И жить еще надежде… - Александр Городницкий
Шрифт:
Интервал:
Закладка:
Похожая ситуация возникла, как мне рассказывали, в 1982 году в Ташкенте на торжествах по случаю шестидесятилетия образования СССР. Согласно сценарию, главное театрализованное действие планировалось на Центральном городском стадионе, где Ленин, стоя на броневике, должен был объезжать трибуны, приветствуя народ. Актер, который предназначался на роль Ленина, внезапно заболел, и потребовалась срочная замена. Времени было в обрез. Наконец, после усиленных поисков, отыскали в Самарканде актера местного театра, который играл там Ленина, да и внешне был весьма на него похож. Его срочно доставили в Ташкент самолетом, наскоро загримировали и поставили на броневик. И все шло прекрасно до тех пор, пока броневик с вождем, уже завершая почетный круг по стадиону, не поравнялся с правительственной трибуной. Тут обрадованное неожиданной удачей сердце провинциального актера, впервые встретившегося со столь высоким начальством, не выдержало: напротив трибуны Ленин снял кепку и громко закричал: «Салям-алейкум, товарищ Рашидов!»

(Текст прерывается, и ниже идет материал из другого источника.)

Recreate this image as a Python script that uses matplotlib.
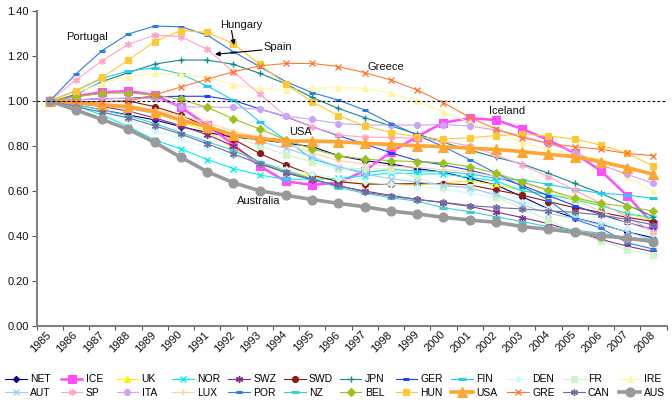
import numpy as np
import matplotlib
matplotlib.use("Agg")
import matplotlib.pyplot as plt

years = [str(y) for y in range(1985, 2009)]

NET = [1.0,0.982,0.96,0.938,0.916,0.886,0.86,0.84,0.828,0.813,0.797,0.757,0.735,0.72,0.70,0.683,0.656,0.627,0.575,0.52,0.48,0.452,0.418,0.392]
ICE = [1.0,1.022,1.039,1.044,1.027,0.972,0.893,0.806,0.71,0.643,0.627,0.637,0.689,0.773,0.842,0.904,0.923,0.916,0.876,0.827,0.767,0.69,0.579,0.452]
UK  = [1.0,0.99,0.98,0.97,0.945,0.91,0.865,0.79,0.723,0.69,0.665,0.645,0.63,0.634,0.627,0.636,0.645,0.627,0.604,0.582,0.567,0.538,0.498,0.47]
NOR = [1.0,0.978,0.938,0.886,0.827,0.787,0.74,0.70,0.671,0.652,0.652,0.656,0.668,0.68,0.676,0.676,0.66,0.645,0.60,0.585,0.56,0.535,0.50,0.48]
SWZ = [1.0,0.99,0.975,0.955,0.925,0.89,0.85,0.80,0.725,0.68,0.65,0.622,0.60,0.58,0.563,0.548,0.532,0.507,0.482,0.455,0.42,0.385,0.355,0.33]
SWD = [1.0,0.997,0.997,1.0,0.975,0.938,0.885,0.83,0.767,0.716,0.671,0.641,0.631,0.631,0.633,0.633,0.627,0.604,0.582,0.553,0.526,0.505,0.483,0.464]
JPN = [1.0,1.03,1.086,1.126,1.164,1.182,1.182,1.163,1.123,1.076,1.016,0.967,0.926,0.889,0.853,0.816,0.782,0.75,0.72,0.679,0.634,0.59,0.538,0.486]
GER = [1.0,1.005,1.01,1.012,1.019,1.021,1.021,1.003,0.965,0.93,0.886,0.846,0.809,0.77,0.735,0.716,0.693,0.664,0.625,0.58,0.535,0.495,0.46,0.43]
FIN = [1.0,1.046,1.101,1.133,1.148,1.12,1.067,1.004,0.908,0.827,0.742,0.708,0.681,0.696,0.69,0.686,0.676,0.656,0.649,0.63,0.607,0.59,0.582,0.567]
DEN = [1.0,0.985,0.955,0.915,0.87,0.83,0.79,0.755,0.725,0.70,0.675,0.655,0.64,0.63,0.62,0.61,0.59,0.57,0.55,0.52,0.49,0.46,0.435,0.41]
FR  = [1.0,0.995,0.985,0.97,0.95,0.92,0.885,0.845,0.80,0.762,0.73,0.70,0.70,0.695,0.66,0.62,0.62,0.575,0.523,0.47,0.42,0.377,0.34,0.316]
IRE = [1.0,1.035,1.08,1.108,1.123,1.119,1.105,1.073,1.056,1.051,1.056,1.06,1.057,1.034,0.998,0.952,0.905,0.862,0.815,0.785,0.765,0.74,0.664,0.60]
AUT = [1.0,0.99,0.98,0.965,0.945,0.915,0.885,0.855,0.82,0.79,0.752,0.708,0.675,0.655,0.64,0.627,0.612,0.585,0.54,0.50,0.479,0.449,0.419,0.382]
SP  = [1.0,1.093,1.179,1.252,1.293,1.286,1.23,1.13,1.031,0.933,0.886,0.849,0.839,0.839,0.834,0.822,0.80,0.76,0.716,0.664,0.604,0.545,0.486,0.419]
ITA = [1.0,1.005,1.01,1.012,1.012,0.975,0.973,0.972,0.963,0.933,0.918,0.90,0.893,0.893,0.893,0.895,0.889,0.871,0.845,0.81,0.775,0.716,0.674,0.634]
LUX = [1.0,0.995,0.99,0.98,0.96,0.935,0.905,0.865,0.84,0.81,0.77,0.735,0.72,0.71,0.705,0.695,0.685,0.665,0.635,0.60,0.56,0.51,0.46,0.42]
POR = [1.0,1.12,1.224,1.298,1.333,1.33,1.293,1.219,1.153,1.086,1.037,1.004,0.96,0.90,0.849,0.797,0.74,0.68,0.62,0.56,0.474,0.435,0.37,0.342]
NZ  = [1.0,0.985,0.96,0.935,0.90,0.86,0.82,0.78,0.73,0.69,0.655,0.615,0.59,0.57,0.555,0.526,0.508,0.486,0.464,0.441,0.427,0.412,0.394,0.385]
BEL = [1.0,1.019,1.034,1.036,1.027,1.007,0.972,0.921,0.876,0.827,0.787,0.757,0.741,0.735,0.73,0.726,0.708,0.679,0.641,0.604,0.57,0.545,0.53,0.511]
HUN = [1.0,1.046,1.105,1.182,1.264,1.313,1.305,1.255,1.163,1.074,0.997,0.935,0.89,0.86,0.841,0.83,0.837,0.846,0.853,0.844,0.831,0.804,0.767,0.711]
USA = [1.0,0.993,0.982,0.975,0.952,0.916,0.886,0.849,0.834,0.822,0.822,0.819,0.812,0.807,0.801,0.797,0.79,0.785,0.775,0.763,0.753,0.73,0.704,0.674]
GRE = [1.0,0.995,0.997,1.0,1.027,1.062,1.097,1.13,1.156,1.167,1.167,1.153,1.126,1.093,1.049,0.993,0.927,0.876,0.837,0.812,0.797,0.785,0.767,0.757]
CAN = [1.0,0.975,0.95,0.925,0.89,0.853,0.81,0.765,0.72,0.683,0.652,0.625,0.595,0.577,0.562,0.55,0.535,0.527,0.52,0.512,0.505,0.493,0.474,0.449]
AUS = [1.0,0.96,0.918,0.874,0.816,0.75,0.686,0.637,0.601,0.581,0.562,0.545,0.530,0.511,0.498,0.483,0.471,0.461,0.442,0.43,0.416,0.401,0.39,0.375]

plt.rcParams['font.family'] = ['Liberation Sans', 'DejaVu Sans']
plt.rcParams['font.size'] = 8

STAR = (6, 2, 0)
# name, values, color, marker, markersize, linewidth, markeredgewidth
styles = [
    ("NET", NET, "#000080", "D", 3.2, 0.8, 0.8),
    ("ICE", ICE, "#FF4DFF", "s", 6.0, 1.8, 0.8),
    ("UK",  UK,  "#FFEE00", "^", 4.5, 0.8, 0.8),
    ("NOR", NOR, "#00F0F0", "x", 4.0, 0.8, 1.0),
    ("SWZ", SWZ, "#8B2B8B", STAR, 5.0, 0.8, 1.0),
    ("SWD", SWD, "#8B1A10", "o", 4.3, 0.8, 0.8),
    ("JPN", JPN, "#138A84", "+", 5.0, 0.8, 1.0),
    ("GER", GER, "#1F3FFF", "_", 4.0, 0.8, 2.2),
    ("FIN", FIN, "#22CCF5", "_", 6.0, 0.8, 2.2),
    ("DEN", DEN, "#CCFAFF", "D", 3.2, 0.8, 0.8),
    ("FR",  FR,  "#CCF5CC", "s", 4.2, 0.8, 0.8),
    ("IRE", IRE, "#FFF7A0", "^", 4.5, 0.8, 0.8),
    ("AUT", AUT, "#A3CCF5", "x", 4.0, 0.8, 1.0),
    ("SP",  SP,  "#FFA3CC", STAR, 5.0, 0.8, 1.0),
    ("ITA", ITA, "#CCA3F5", "o", 4.3, 0.8, 0.8),
    ("LUX", LUX, "#FFD0A3", "+", 5.0, 0.8, 1.0),
    ("POR", POR, "#2B7BF0", "_", 4.0, 0.8, 2.2),
    ("NZ",  NZ,  "#3CCFCF", "_", 6.0, 0.8, 2.2),
    ("BEL", BEL, "#9CC21A", "D", 3.6, 0.8, 0.8),
    ("HUN", HUN, "#FFC830", "s", 4.3, 0.8, 0.8),
    ("USA", USA, "#FFA533", "^", 7.0, 2.6, 0.8),
    ("GRE", GRE, "#FF7A33", "x", 4.0, 0.8, 1.0),
    ("CAN", CAN, "#6E6EA3", STAR, 5.0, 0.8, 1.0),
    ("AUS", AUS, "#999999", "o", 6.5, 2.6, 0.8),
]

W, H = 672, 403
fig = plt.figure(figsize=(W / 100, H / 100), dpi=100)
ax = fig.add_axes([36.5 / W, 1 - 326 / H, 630 / W, 315 / H])
x = np.arange(len(years))

handles = {}
for i, (name, vals, col, mk, ms, lw, mew) in enumerate(styles):
    h, = ax.plot(x, vals, color=col, marker=mk, markersize=ms, linewidth=lw,
                 markerfacecolor=col, markeredgecolor=col, markeredgewidth=mew,
                 label=name, zorder=2 + i * 0.01, clip_on=False)
    handles[name] = h

ax.axhline(1.0, color="black", linewidth=0.8, linestyle=(0, (2.5, 2)), zorder=5)

ax.set_xlim(-0.5, len(years) - 0.5)
ax.set_ylim(0, 1.4)
for s in ["top", "right"]:
    ax.spines[s].set_visible(False)
for s in ["left", "bottom"]:
    ax.spines[s].set_color("#808080")
    ax.spines[s].set_linewidth(1.5)

ax.set_yticks(np.arange(0, 1.41, 0.2))
ax.set_yticklabels([f"{v:.2f}" for v in np.arange(0, 1.41, 0.2)])
ax.tick_params(axis="y", direction="out", length=3.6, width=0.8, color="#555555",
               pad=2, labelsize=8, labelcolor="#111111")

ax.set_xticks(np.arange(-0.5, len(years), 1.0))
ax.set_xticklabels([])
ax.tick_params(axis="x", which="major", direction="out", length=3.2, width=0.8, color="#555555")
ax.set_xticks(x, minor=True)
ax.set_xticklabels(years, minor=True, rotation=45, ha="right", va="center",
                   rotation_mode="anchor")
ax.tick_params(axis="x", which="minor", length=0, pad=5, labelsize=8, labelcolor="#111111")

def px(xp, yp):
    return ((xp - 49.6) / 26.25, (326 - yp) / 225)

txt = dict(fontsize=8, color="#111111", ha="center", va="center")
ax.text(*px(86.5, 37), "Portugal", **txt)
ax.text(*px(385.5, 67.3), "Greece", **txt)
ax.text(*px(507, 111), "Iceland", **txt)
ax.text(*px(300.5, 132), "USA", **txt)
ax.text(*px(259, 201), "Australia", **txt)
ax.text(*px(241, 25), "Hungary", **txt)
ax.text(*px(278, 47.3), "Spain", **txt)
arr = dict(arrowstyle="-|>", color="black", lw=0.8, mutation_scale=7, shrinkA=0, shrinkB=0)
ax.annotate("", xy=px(234, 45), xytext=px(231.5, 30.5), arrowprops=arr, zorder=6)
ax.annotate("", xy=px(215, 54.3), xytext=px(262, 50), arrowprops=arr, zorder=6)

row1 = ["NET", "ICE", "UK", "NOR", "SWZ", "SWD", "JPN", "GER", "FIN", "DEN", "FR", "IRE"]
row2 = ["AUT", "SP", "ITA", "LUX", "POR", "NZ", "BEL", "HUN", "USA", "GRE", "CAN", "AUS"]
for c in range(12):
    x0 = 5 + 55.8 * c
    fig.legend(handles=[handles[row1[c]], handles[row2[c]]],
               labels=[row1[c], row2[c]],
               loc="upper left", bbox_to_anchor=(x0 / W, 1 - 374.5 / H),
               frameon=False, borderpad=0, borderaxespad=0, handlelength=2.08,
               handletextpad=0.32, labelspacing=0.32, fontsize=7.5, numpoints=1)

fig.savefig("out.png", dpi=100, facecolor="white")
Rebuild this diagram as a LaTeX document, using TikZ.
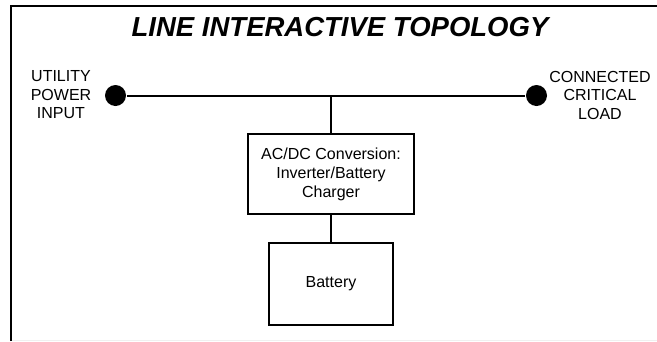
\documentclass[tikz,border=0pt]{standalone}
\usepackage{fontspec}
\setmainfont{Liberation Sans}
\begin{document}
\begin{tikzpicture}[x=1pt,y=-1pt,line width=2pt,
  lbl/.style={font=\fontsize{16}{18.5}\selectfont, align=center, inner sep=0pt},
  blk/.style={draw, line width=2pt, inner sep=0pt, align=center, font=\fontsize{16}{19}\selectfont},
  dot/.style={circle, fill=black, draw=none, minimum size=21pt, inner sep=0pt},
  frame/.style={line width=1.5pt},
  title/.style={font=\fontsize{27.5}{32}\selectfont\bfseries\itshape, inner sep=0pt, anchor=base}]
\useasboundingbox (0,0) rectangle (657,341);
\draw[frame] (11,341) -- (11,6) -- (657,6);
\draw[gray!12, line width=1pt] (12,340) -- (657,340);
\node[title] (ttl) at (340,36.5) {LINE INTERACTIVE TOPOLOGY};
\node[dot] (src) at (115.5,95.5) {};
\node[dot] (load) at (536.5,95.5) {};
\coordinate (j) at (331,95.5);
\draw (src) -- (load);
\node[lbl] (inlbl) at (61,95) {UTILITY\\POWER\\INPUT};
\node[lbl] (outlbl) at (600,95) {CONNECTED\\CRITICAL\\LOAD};
\node[blk, minimum width=166pt, minimum height=80pt] (conv) at (331,174) {AC/DC Conversion:\\Inverter/Battery\\Charger};
\node[blk, minimum width=124pt, minimum height=82pt] (bat) at (331,284) {Battery};
\draw (j) -- (conv.north);
\draw (conv.south) -- (bat.north);
\end{tikzpicture}
\end{document}
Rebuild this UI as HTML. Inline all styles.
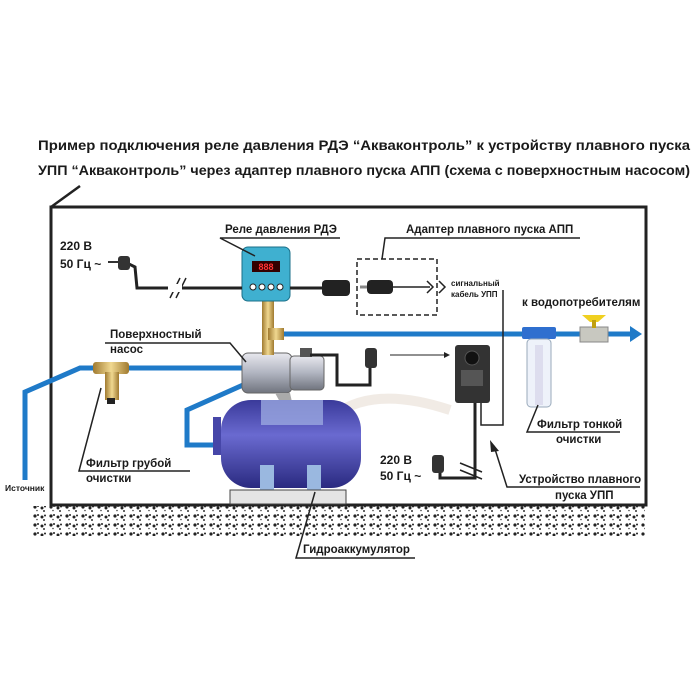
<!DOCTYPE html>
<html><head><meta charset="utf-8"><style>
html,body{margin:0;padding:0;background:#fff;width:700px;height:700px;overflow:hidden}
svg text{font-family:"Liberation Sans","DejaVu Sans",sans-serif;font-weight:bold;fill:#1a1a1a}
</style></head><body>
<svg width="700" height="700" viewBox="0 0 700 700" xmlns="http://www.w3.org/2000/svg">
<defs>
<pattern id="gr" width="16" height="9" patternUnits="userSpaceOnUse">
<circle cx="3" cy="3" r="1.6" fill="#222"/><circle cx="6" cy="2" r="1" fill="#222"/><circle cx="10" cy="4" r="1.5" fill="#222"/><circle cx="13" cy="2.5" r="1" fill="#222"/><circle cx="5" cy="6.5" r="0.8" fill="#444"/><circle cx="12" cy="7" r="1" fill="#333"/>
</pattern>
<linearGradient id="tank" x1="0" y1="0" x2="0" y2="1"><stop offset="0" stop-color="#3a3a9a"/><stop offset="0.4" stop-color="#6a6ad0"/><stop offset="1" stop-color="#2a2a80"/></linearGradient>
<linearGradient id="pump" x1="0" y1="0" x2="0" y2="1"><stop offset="0" stop-color="#e8e8ee"/><stop offset="0.5" stop-color="#b0b4c0"/><stop offset="1" stop-color="#70747e"/></linearGradient>
<linearGradient id="brass" x1="0" y1="0" x2="1" y2="0"><stop offset="0" stop-color="#a07a30"/><stop offset="0.5" stop-color="#f0d890"/><stop offset="1" stop-color="#a07a30"/></linearGradient>
</defs>

<!-- title -->
<text x="38" y="150" font-size="14" textLength="652" lengthAdjust="spacingAndGlyphs">Пример подключения реле давления РДЭ “Акваконтроль” к устройству плавного пуска</text>
<text x="38" y="175" font-size="14" textLength="652" lengthAdjust="spacingAndGlyphs">УПП “Акваконтроль” через адаптер плавного пуска АПП (схема с поверхностным насосом)</text>
<polyline points="51,207 80,186" stroke="#222" stroke-width="2.5" fill="none"/>

<!-- frame -->
<rect x="51" y="207" width="595" height="298" fill="none" stroke="#222" stroke-width="3"/>
<rect x="30" y="506" width="615" height="30" fill="url(#gr)"/>
<line x1="51" y1="505" x2="646" y2="505" stroke="#222" stroke-width="3"/>

<!-- watermark hint -->
<path d="M300,470 Q330,370 450,410" stroke="#e4d8cc" stroke-width="10" fill="none" opacity="0.5"/>

<!-- left pipe -->
<polyline points="25,480 25,392 80,368 243,368" stroke="#1f7ac8" stroke-width="5" fill="none"/>
<polyline points="243,385 187,410 187,445 215,445" stroke="#1f7ac8" stroke-width="5" fill="none"/>
<!-- main outlet pipe -->
<line x1="283" y1="334" x2="632" y2="334" stroke="#1f7ac8" stroke-width="5"/>
<polygon points="630,326 642,334 630,342" fill="#1f7ac8"/>

<!-- coarse filter -->
<rect x="93" y="362" width="36" height="12" rx="3" fill="url(#brass)"/>
<rect x="105" y="372" width="14" height="28" fill="url(#brass)"/>
<rect x="107" y="398" width="8" height="6" fill="#222"/>

<!-- pump -->
<rect x="242" y="353" width="50" height="40" rx="6" fill="url(#pump)" stroke="#666"/>
<rect x="290" y="356" width="34" height="34" rx="4" fill="url(#pump)" stroke="#666"/>
<rect x="300" y="348" width="12" height="9" fill="#555"/>
<polygon points="275,393 290,393 292,402 280,402" fill="#aaa"/>
<!-- tee -->
<rect x="262" y="300" width="12" height="55" fill="url(#brass)"/>
<rect x="268" y="328" width="16" height="12" fill="url(#brass)"/>

<!-- tank -->
<rect x="213" y="417" width="8" height="38" fill="#4646a8"/>
<rect x="221" y="400" width="140" height="88" rx="30" fill="url(#tank)"/>
<rect x="261" y="400" width="62" height="25" fill="#9aa8e0" opacity="0.8"/>
<rect x="260" y="465" width="14" height="25" fill="#9ab8e0"/>
<rect x="307" y="465" width="14" height="25" fill="#9ab8e0"/>
<rect x="230" y="490" width="116" height="14" fill="#e4e4e4" stroke="#444"/>

<!-- relay -->
<rect x="242" y="247" width="48" height="54" rx="6" fill="#3fb0d0" stroke="#1b6f88"/>
<rect x="252" y="261" width="28" height="11" fill="#300"/>
<text x="266" y="270" font-size="9" style="fill:#f33" text-anchor="middle">888</text>
<circle cx="253" cy="287" r="3" fill="#fff" stroke="#222"/><circle cx="262" cy="287" r="3" fill="#fff" stroke="#222"/><circle cx="271" cy="287" r="3" fill="#fff" stroke="#222"/><circle cx="280" cy="287" r="3" fill="#fff" stroke="#222"/>

<!-- power cable left -->
<polyline points="125,262 135,267 137,288 242,288" stroke="#222" stroke-width="3" fill="none"/>
<rect x="118" y="256" width="12" height="14" rx="3" fill="#333"/>
<line x1="108" y1="262" x2="118" y2="262" stroke="#333" stroke-width="2"/>
<line x1="170" y1="298" x2="180" y2="278" stroke="#222" stroke-width="1.5"/>
<line x1="176" y1="298" x2="186" y2="278" stroke="#222" stroke-width="1.5"/>
<rect x="168" y="284" width="14" height="8" fill="#fff"/>
<line x1="290" y1="288" x2="322" y2="288" stroke="#222" stroke-width="3"/>
<rect x="322" y="280" width="28" height="16" rx="4" fill="#222"/>

<!-- adapter box -->
<rect x="357" y="259" width="80" height="56" fill="none" stroke="#222" stroke-width="1.5" stroke-dasharray="5,3"/>
<rect x="367" y="280" width="26" height="14" rx="4" fill="#222"/>
<line x1="360" y1="287" x2="367" y2="287" stroke="#888" stroke-width="3"/>
<line x1="393" y1="287" x2="430" y2="287" stroke="#222" stroke-width="1.5"/>
<polyline points="427,281 433,287 427,293" stroke="#222" stroke-width="1.5" fill="none"/>
<polyline points="439,281 445,287 439,293" stroke="#222" stroke-width="1.5" fill="none"/>
<text x="451" y="286" font-size="8">сигнальный</text>
<text x="451" y="297" font-size="8">кабель УПП</text>
<polyline points="503,290 503,425 481,425 481,403" stroke="#222" stroke-width="1.5" fill="none"/>

<!-- pump cable & plug -->
<polyline points="310,355 337,355 337,385 370,385 370,368" stroke="#222" stroke-width="3" fill="none"/>
<rect x="365" y="348" width="12" height="20" rx="3" fill="#333"/>
<line x1="390" y1="355" x2="445" y2="355" stroke="#222" stroke-width="1"/>
<polygon points="444,352 450,355 444,358" fill="#222"/>

<!-- UPP device -->
<rect x="455" y="345" width="35" height="58" rx="3" fill="#333"/>
<circle cx="472" cy="358" r="7" fill="#111" stroke="#555"/>
<rect x="461" y="370" width="22" height="16" fill="#555"/>
<polyline points="475,403 475,478 440,478 440,470" stroke="#222" stroke-width="3" fill="none"/>
<rect x="432" y="455" width="12" height="18" rx="3" fill="#333"/>
<line x1="460" y1="463" x2="482" y2="472" stroke="#222" stroke-width="1.5"/>
<line x1="460" y1="470" x2="482" y2="479" stroke="#222" stroke-width="1.5"/>
<text x="380" y="464" font-size="12">220 В</text>
<text x="380" y="480" font-size="12">50 Гц ~</text>

<!-- fine filter & valve -->
<rect x="522" y="327" width="34" height="12" rx="2" fill="#2f6fcf"/>
<rect x="527" y="339" width="24" height="68" rx="4" fill="#eef2fa" stroke="#9ab"/>
<rect x="535" y="345" width="8" height="60" fill="#dde"/>
<rect x="580" y="327" width="28" height="15" fill="#c8c8c0" stroke="#888"/>
<polygon points="582,315 606,315 598,322 590,322" fill="#f0d020"/>
<rect x="592" y="320" width="4" height="8" fill="#c0a010"/>

<!-- labels -->
<text x="225" y="233" font-size="11.5">Реле давления РДЭ</text>
<polyline points="340,238 220,238 255,256" stroke="#222" stroke-width="1.5" fill="none"/>
<text x="406" y="233" font-size="11.5">Адаптер плавного пуска АПП</text>
<polyline points="580,238 385,238 382,259" stroke="#222" stroke-width="1.5" fill="none"/>
<text x="60" y="250" font-size="12">220 В</text>
<text x="60" y="268" font-size="12">50 Гц ~</text>
<text x="522" y="306" font-size="11.5">к водопотребителям</text>
<text x="110" y="338" font-size="11.5">Поверхностный</text>
<text x="110" y="353" font-size="11.5">насос</text>
<polyline points="105,343 230,343 246,362" stroke="#222" stroke-width="1.5" fill="none"/>
<text x="86" y="467" font-size="11.5">Фильтр грубой</text>
<text x="86" y="482" font-size="11.5">очистки</text>
<polyline points="190,471 79,471 101,388" stroke="#222" stroke-width="1.5" fill="none"/>
<text x="5" y="491" font-size="8.5">Источник</text>
<text x="537" y="428" font-size="11.5">Фильтр тонкой</text>
<text x="556" y="443" font-size="11.5">очистки</text>
<polyline points="620,432 527,432 538,405" stroke="#222" stroke-width="1.5" fill="none"/>
<text x="519" y="483" font-size="11.5">Устройство плавного</text>
<text x="555" y="499" font-size="11.5">пуска УПП</text>
<polyline points="640,487 507,487 494,446" stroke="#222" stroke-width="1.5" fill="none"/>
<polygon points="490,440 499,451 491,452" fill="#222"/>
<text x="303" y="553" font-size="11.5">Гидроаккумулятор</text>
<polyline points="415,558 296,558 315,492" stroke="#222" stroke-width="1.5" fill="none"/>
</svg>
</body></html>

На деньги, заработанные на съемках, отец купил себе шапку, ботинки и большую деревянную фотокамеру. Старинный этот фотоаппарат я хорошо помню. Он стоял в нашей комнате на Васильевском и сгорел в блокаду вместе с домом. Помню также необычную фотографию, где отец, игравший в массовке рабочего, снят сидящим между Лениным и Троцким…
В феврале 1930 года мать приехала к отцу в Питер и они поженились. Все имущество молодой семьи в тринадцатиметровой комнатушке на Седьмой линии Васильевского острова, полученной отцом, состояло из ломберного столика, двух стульев, раскладушки и табуретки. Отец в это время работал в фотокинотехникуме и учился заочно в Московском полиграфическом институте. Мать пошла работать учительницей начальных классов в среднюю школу на Восьмой линии и поступила на заочное отделение физико-математического факультета Пединститута им. Герцена, который закончила в 36-м, когда мне было уже три года.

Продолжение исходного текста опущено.